Mini project: Ship a standards-backed feature pipeline
Goals
- Design a low-latency feature pipeline using your organization’s standards.
- Deliver with a phased rollout and clear success metrics.
Acceptance criteria
- KPIs tracked (latency, error rate) with alert thresholds.
- Canary and rollback validated in a sandbox.
- ADR IDs referenced from the RFC.
Subskills
- Architecture Diagrams And RFCs: Communicate intent with layered visuals and concise specs.
- Standards And Reference Implementations: Make the right path the easy path.
- Design Reviews And Governance Boards: Secure alignment and de-risk decisions.
- Migration Planning And Phased Rollouts: Deliver safely with canaries and rollbacks.
- Risk Management And Tradeoffs: Surface choices with clear consequences.
- Cross Team Collaboration: Align roles, timelines, and shared outcomes.
- Decision Logs: Keep an auditable record of why the team chose an approach.
- Mentoring And Enablement: Uplevel teams so the architecture sticks.
Next steps
- Pick one active initiative and apply this flow: RFC → review → canary → cutover.
- Schedule a 45-minute enablement session; record it and share the deck and checklist.
- Keep a lightweight decision log in your repo; review it quarterly for consistency.
FAQ
How detailed should my RFC be?
1–2 pages is enough for most platform changes—focus on outcomes, alternatives, and risks.
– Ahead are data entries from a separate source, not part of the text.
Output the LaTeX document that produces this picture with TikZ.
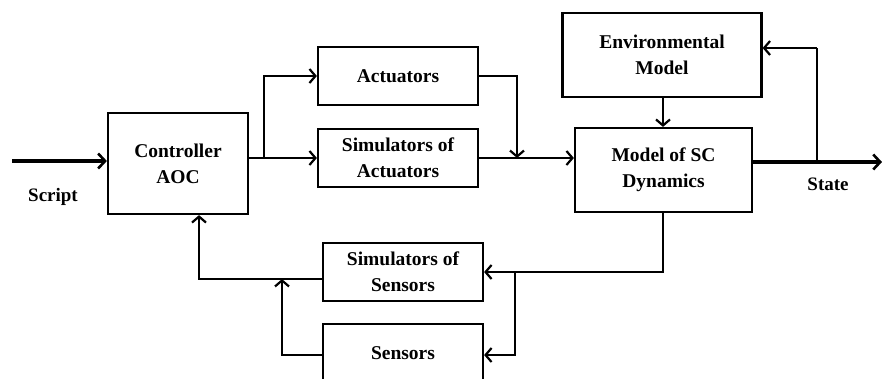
\documentclass[tikz,border=0pt]{standalone}
\usepackage{fontspec}
\setmainfont{Liberation Serif}
\usetikzlibrary{arrows.meta}
\begin{document}
\begin{tikzpicture}[x=1pt,y=-1pt,
  box/.style={draw,line width=2.2pt,minimum width=160pt,minimum height=58pt,inner sep=0pt,align=center,font=\fontsize{19.5}{26}\selectfont\bfseries},
  lbl/.style={font=\fontsize{19}{26}\selectfont\bfseries,inner sep=0pt},
  conn/.style={line width=2.2pt,-{Straight Barb[length=6pt,width=14pt,line width=2.2pt]}},
  plain/.style={line width=2.2pt},
  thickconn/.style={line width=3.4pt,-{Straight Barb[length=7pt,width=15pt,line width=2.6pt]}}]
\useasboundingbox (0,0) rectangle (882,378);
\clip (0,0) rectangle (882,378);
\node[box,minimum width=140pt,minimum height=101pt] (ctrl) at (178,163.5) {Controller\\AOC};
\node[box] (act) at (398,76) {Actuators};
\node[box] (simact) at (398,158) {Simulators of\\Actuators};
\node[box,minimum width=199pt,minimum height=84pt] (env) at (662,55) {Environmental\\Model};
\node[box,minimum width=177pt,minimum height=84pt] (model) at (663.5,170) {Model of SC\\Dynamics};
\node[box] (simsens) at (403,272) {Simulators of\\Sensors};
\node[box] (sens) at (403,353) {Sensors};
\node[lbl] (script) at (53,197) {Script};
\node[lbl] (state) at (828,184) {State};
\coordinate (in) at (12,161);
\coordinate (out) at (882,162);
\coordinate (b1) at (264,158);
\coordinate (b2) at (517,158);
\coordinate (b3) at (817,162);
\coordinate (b4) at (515,272);
\coordinate (b5) at (199,279);
\coordinate (b6) at (282,279);
% input
\draw[thickconn] (in) -- (in -| ctrl.west);
% controller to actuators
\draw[conn] (b1 -| ctrl.east) -- (b1 -| simact.west);
\draw[conn] (b1) |- (act.west);
\draw[conn] (act.east) -| (b2);
\draw[conn] (simact.east) -- (simact.east -| model.west);
% environment
\draw[conn] (env.south -| 663,0) -- (model.north -| 663,0);
% output
\draw[thickconn] (b3 -| model.east) -- (out);
\draw[plain] (b3) -- (b3 |- 0,48);
\draw[conn] (b3 |- 0,48) -- (env.east |- 0,48);
% feedback
\draw[conn] (model.south -| 663,0) |- (simsens.east);
\draw[conn] (b4) |- (sens.east |- 0,355);
\draw[conn] (simsens.west |- b5) -- (b5) -- (b5 |- ctrl.south);
\draw[conn] (sens.west |- 0,355) -| (b6);
\end{tikzpicture}
\end{document}
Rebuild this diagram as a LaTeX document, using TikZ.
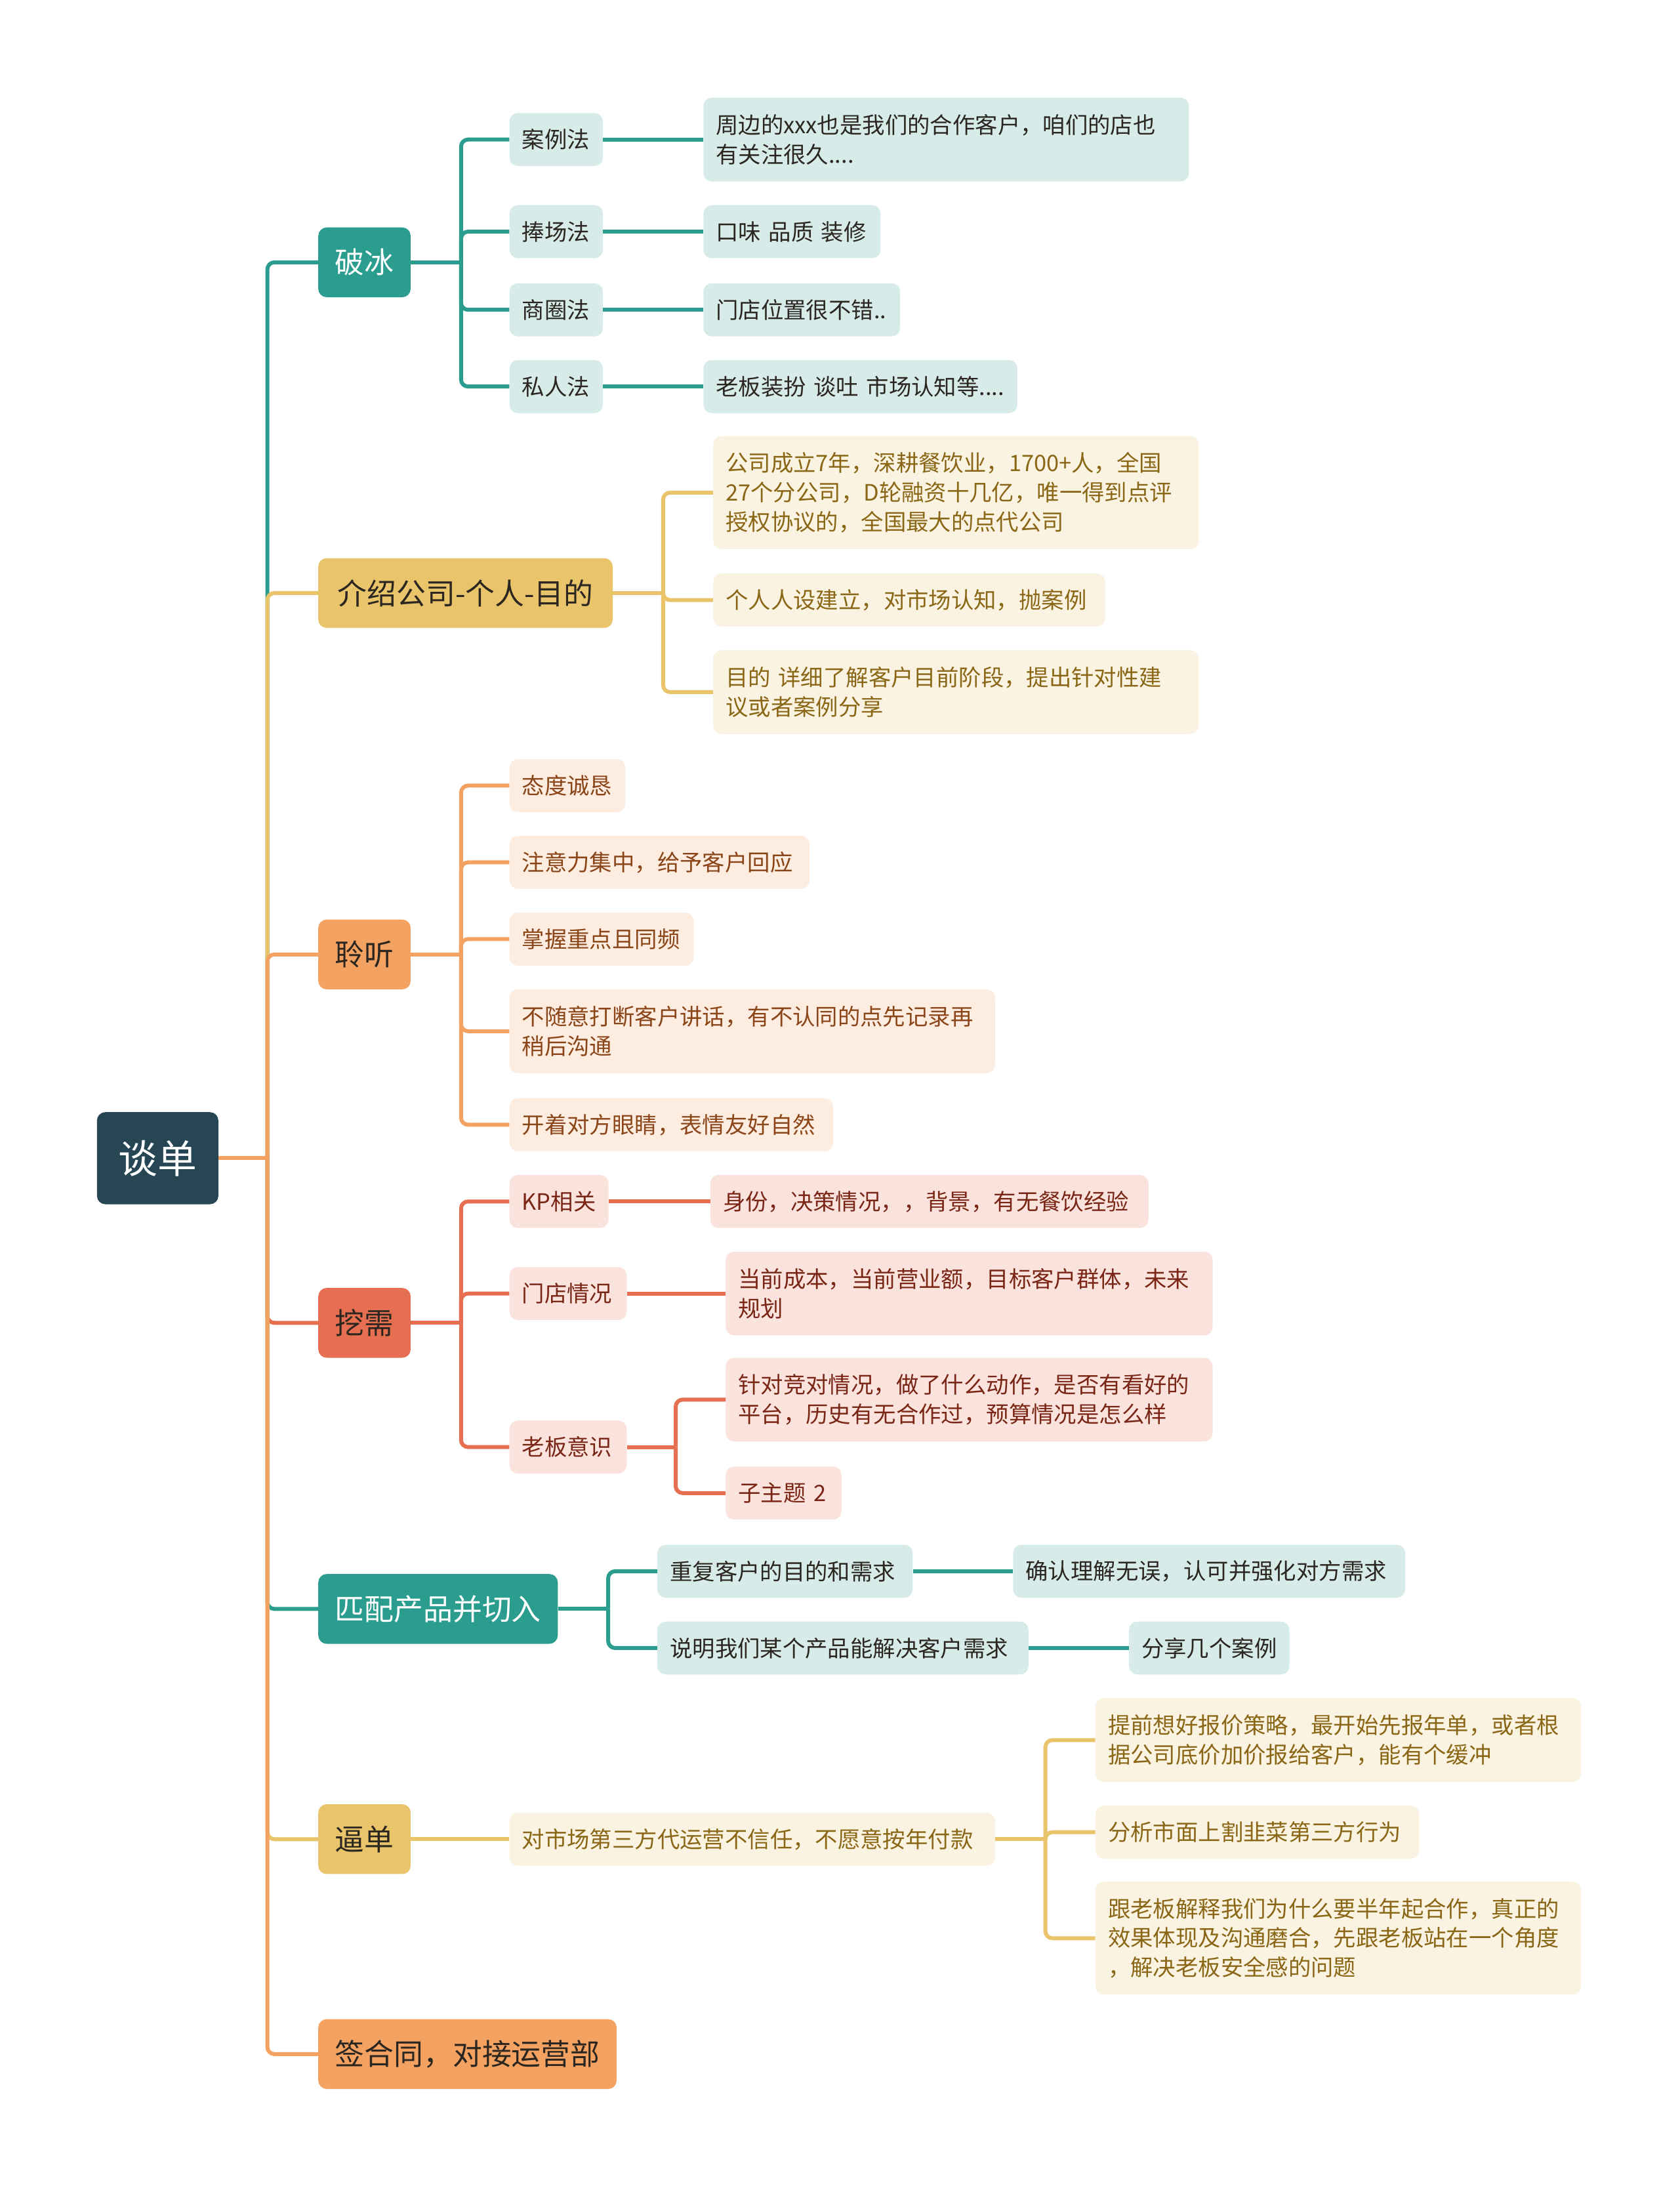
\documentclass[tikz,border=0pt]{standalone}
\usepackage{fontspec}
\setmainfont{Noto Sans CJK SC}
\usetikzlibrary{positioning}

\definecolor{rootc}{HTML}{264653}
\definecolor{tealc}{HTML}{2A9D8F}
\definecolor{tealbg}{HTML}{D7ECE9}
\definecolor{yelc}{HTML}{E9C46A}
\definecolor{yelbg}{HTML}{FBF3E1}
\definecolor{yeltx}{HTML}{8A6716}
\definecolor{orac}{HTML}{F4A261}
\definecolor{orabg}{HTML}{FDECE0}
\definecolor{oratx}{HTML}{8A4518}
\definecolor{redc}{HTML}{E76F51}
\definecolor{redbg}{HTML}{FAE3DD}
\definecolor{redtx}{HTML}{7A2616}
\definecolor{darktx}{HTML}{2B2620}

\tikzset{
  rootbox/.style={fill=rootc, text=white, rounded corners=3mm,
    minimum width=43.5mm, minimum height=33mm, font=\fontsize{40}{46}\selectfont},
  topicbox/.style={rounded corners=3mm, anchor=west, minimum height=25mm,
    inner xsep=6mm, inner ysep=0pt, font=\fontsize{30}{36}\selectfont},
  subbox/.style={rounded corners=3mm, anchor=west, align=left, minimum height=19mm,
    inner xsep=4.5mm, inner ysep=5.5mm, font=\fontsize{23}{30}\selectfont},
  tealtop/.style={topicbox, fill=tealc, text=white},
  yeltop/.style={topicbox, fill=yelc, text=darktx},
  oratop/.style={topicbox, fill=orac, text=darktx},
  redtop/.style={topicbox, fill=redc, text=darktx},
  tealsub/.style={subbox, fill=tealbg, text=darktx},
  yelsub/.style={subbox, fill=yelbg, text=yeltx},
  orasub/.style={subbox, fill=orabg, text=oratx},
  redsub/.style={subbox, fill=redbg, text=redtx},
  link/.style={line width=4pt, rounded corners=2.5mm},
}

\begin{document}
\begin{tikzpicture}[x=0.5mm, y=-0.5mm]
\fill[white] (0,0) rectangle (1204,1568);
\useasboundingbox (0,0) rectangle (1204,1568);

% root and main topics
\node[rootbox] (tandan) at (113,830) {谈单};
\coordinate[right=17.5mm of tandan] (hub);

\node[tealtop, minimum width=32.5mm] (pobing) at (228,188) {破冰};
\node[yeltop, minimum width=105.5mm] (jieshao) at (228,425) {介绍公司-个人-目的};
\node[oratop, minimum width=32.5mm] (lingting) at (228,684) {聆听};
\node[redtop, minimum width=32.5mm] (waxu) at (228,948) {挖需};
\node[tealtop, minimum width=85.5mm] (pipei) at (228,1153) {匹配产品并切入};
\node[yeltop, minimum width=32.5mm] (bidan) at (228,1318) {逼单};
\node[oratop, minimum width=106.5mm] (qianhetong) at (228,1472) {签合同，对接运营部};

% 破冰
\node[tealsub, text width=24.5mm] (anli) at (365,100) {案例法};
\node[tealsub, text width=24.5mm] (pengchang) at (365,166) {捧场法};
\node[tealsub, text width=24.5mm] (shangquan) at (365,222) {商圈法};
\node[tealsub, text width=24.5mm] (siren) at (365,277) {私人法};
\node[tealsub, text width=165mm, minimum height=30mm] (anliT) at (504,100) {周边的xxx也是我们的合作客户，咱们的店也\\有关注很久....};
\node[tealsub, text width=54.5mm] (pengchangT) at (504,166) {口味 品质 装修};
\node[tealsub, text width=61.5mm] (shangquanT) at (504,222) {门店位置很不错..};
\node[tealsub, text width=103.5mm] (sirenT) at (504,277) {老板装扮 谈吐 市场认知等....};

% 介绍公司
\node[yelsub, text width=165mm, minimum height=40.5mm] (js1) at (511,353) {公司成立7年，深耕餐饮业，1700+人，全国\\27个分公司，D轮融资十几亿，唯一得到点评\\授权协议的，全国最大的点代公司};
\node[yelsub, text width=131.5mm] (js2) at (511,430) {个人人设建立，对市场认知，抛案例};
\node[yelsub, text width=165mm, minimum height=30mm] (js3) at (511,496) {目的 详细了解客户目前阶段，提出针对性建\\议或者案例分享};

% 聆听
\node[orasub, text width=32.5mm] (lt1) at (365,563) {态度诚恳};
\node[orasub, text width=98.5mm] (lt2) at (365,618) {注意力集中，给予客户回应};
\node[orasub, text width=57mm] (lt3) at (365,673) {掌握重点且同频};
\node[orasub, text width=165mm, minimum height=30mm] (lt4) at (365,739) {不随意打断客户讲话，有不认同的点先记录再\\稍后沟通};
\node[orasub, text width=107mm] (lt5) at (365,806) {开着对方眼睛，表情友好自然};

% 挖需
\node[redsub, text width=26.5mm] (kp) at (365,861) {KP相关};
\node[redsub, text width=33mm] (mendian) at (365,927) {门店情况};
\node[redsub, text width=33mm] (laoban) at (365,1037) {老板意识};
\node[redsub, text width=148mm] (kpT) at (509,861) {身份，决策情况，，背景，有无餐饮经验};
\node[redsub, text width=165.5mm, minimum height=30mm] (mendianT) at (520,927) {当前成本，当前营业额，目标客户群体，未来\\规划};
\node[redsub, text width=165.5mm, minimum height=30mm] (laobanA) at (520,1003) {针对竞对情况，做了什么动作，是否有看好的\\平台，历史有无合作过，预算情况是怎么样};
\node[redsub, text width=32.5mm] (laobanB) at (520,1070) {子主题 2};

% 匹配产品
\node[tealsub, text width=82.5mm] (cf) at (471,1126) {重复客户的目的和需求};
\node[tealsub, text width=124mm] (sm) at (471,1181) {说明我们某个产品能解决客户需求};
\node[tealsub, text width=131.5mm] (cfT) at (726,1126) {确认理解无误，认可并强化对方需求};
\node[tealsub, text width=48.5mm] (smT) at (809,1181) {分享几个案例};

% 逼单
\node[yelsub, text width=165mm] (bd) at (365,1318) {对市场第三方代运营不信任，不愿意按年付款};
\node[yelsub, text width=165mm, minimum height=30mm] (bdA) at (785,1247) {提前想好报价策略，最开始先报年单，或者根\\据公司底价加价报给客户，能有个缓冲};
\node[yelsub, text width=107mm] (bdB) at (785,1313) {分析市面上割韭菜第三方行为};
\node[yelsub, text width=165mm, minimum height=40.5mm] (bdC) at (785,1389) {跟老板解释我们为什么要半年起合作，真正的\\效果体现及沟通磨合，先跟老板站在一个角度\\，解决老板安全感的问题};

% junctions
\coordinate[right=18mm of pobing] (pobingJ);
\coordinate[right=18mm of jieshao] (jieshaoJ);
\coordinate[right=18mm of lingting] (lingtingJ);
\coordinate[right=18mm of waxu] (waxuJ);
\coordinate[right=17.5mm of laoban] (laobanJ);
\coordinate[right=18mm of pipei] (pipeiJ);
\coordinate[right=18mm of bd] (bdJ);

% trunk
\draw[link, tealc] (hub) |- (pobing.west);
\draw[link, yelc] (hub) |- (jieshao.west);
\draw[link, orac] (hub) |- (lingting.west);
\draw[link, redc] (hub) |- (waxu.west);
\draw[link, tealc] (hub) |- (pipei.west);
\draw[link, yelc] (hub) |- (bidan.west);
\draw[link, orac] (hub) |- (qianhetong.west);
\draw[link, orac] (tandan.east) -- (hub);

% 破冰 links
\draw[link, tealc] (pobing.east) -- (pobingJ);
\foreach \s in {anli,pengchang,shangquan,siren}{
  \draw[link, tealc] (pobingJ) |- (\s.west);
  \draw[link, tealc] (\s.east) -- (\s T.west);
}

% 介绍 links
\draw[link, yelc] (jieshao.east) -- (jieshaoJ);
\foreach \s in {js1,js2,js3}
  \draw[link, yelc] (jieshaoJ) |- (\s.west);

% 聆听 links
\draw[link, orac] (lingting.east) -- (lingtingJ);
\foreach \s in {lt1,lt2,lt3,lt4,lt5}
  \draw[link, orac] (lingtingJ) |- (\s.west);

% 挖需 links
\draw[link, redc] (waxu.east) -- (waxuJ);
\foreach \s in {kp,mendian,laoban}
  \draw[link, redc] (waxuJ) |- (\s.west);
\draw[link, redc] (kp.east) -- (kpT.west);
\draw[link, redc] (mendian.east) -- (mendianT.west);
\draw[link, redc] (laoban.east) -- (laobanJ);
\draw[link, redc] (laobanJ) |- (laobanA.west);
\draw[link, redc] (laobanJ) |- (laobanB.west);

% 匹配 links
\draw[link, tealc] (pipei.east) -- (pipeiJ);
\draw[link, tealc] (pipeiJ) |- (cf.west);
\draw[link, tealc] (pipeiJ) |- (sm.west);
\draw[link, tealc] (cf.east) -- (cfT.west);
\draw[link, tealc] (sm.east) -- (smT.west);

% 逼单 links
\draw[link, yelc] (bidan.east) -- (bd.west);
\draw[link, yelc] (bd.east) -- (bdJ);
\foreach \s in {bdA,bdB,bdC}
  \draw[link, yelc] (bdJ) |- (\s.west);
\end{tikzpicture}
\end{document}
Link to deeper docs if needed.
How do I handle disagreement in reviews?
Document options and tradeoffs, pick a default, and add a clear rollback plan. Timebox debates and record the decision in an ADR.
How do I measure success?
Define 2–3 KPIs tied to user outcomes (e.g., data freshness, pipeline reliability, cost per run) and track them through rollout.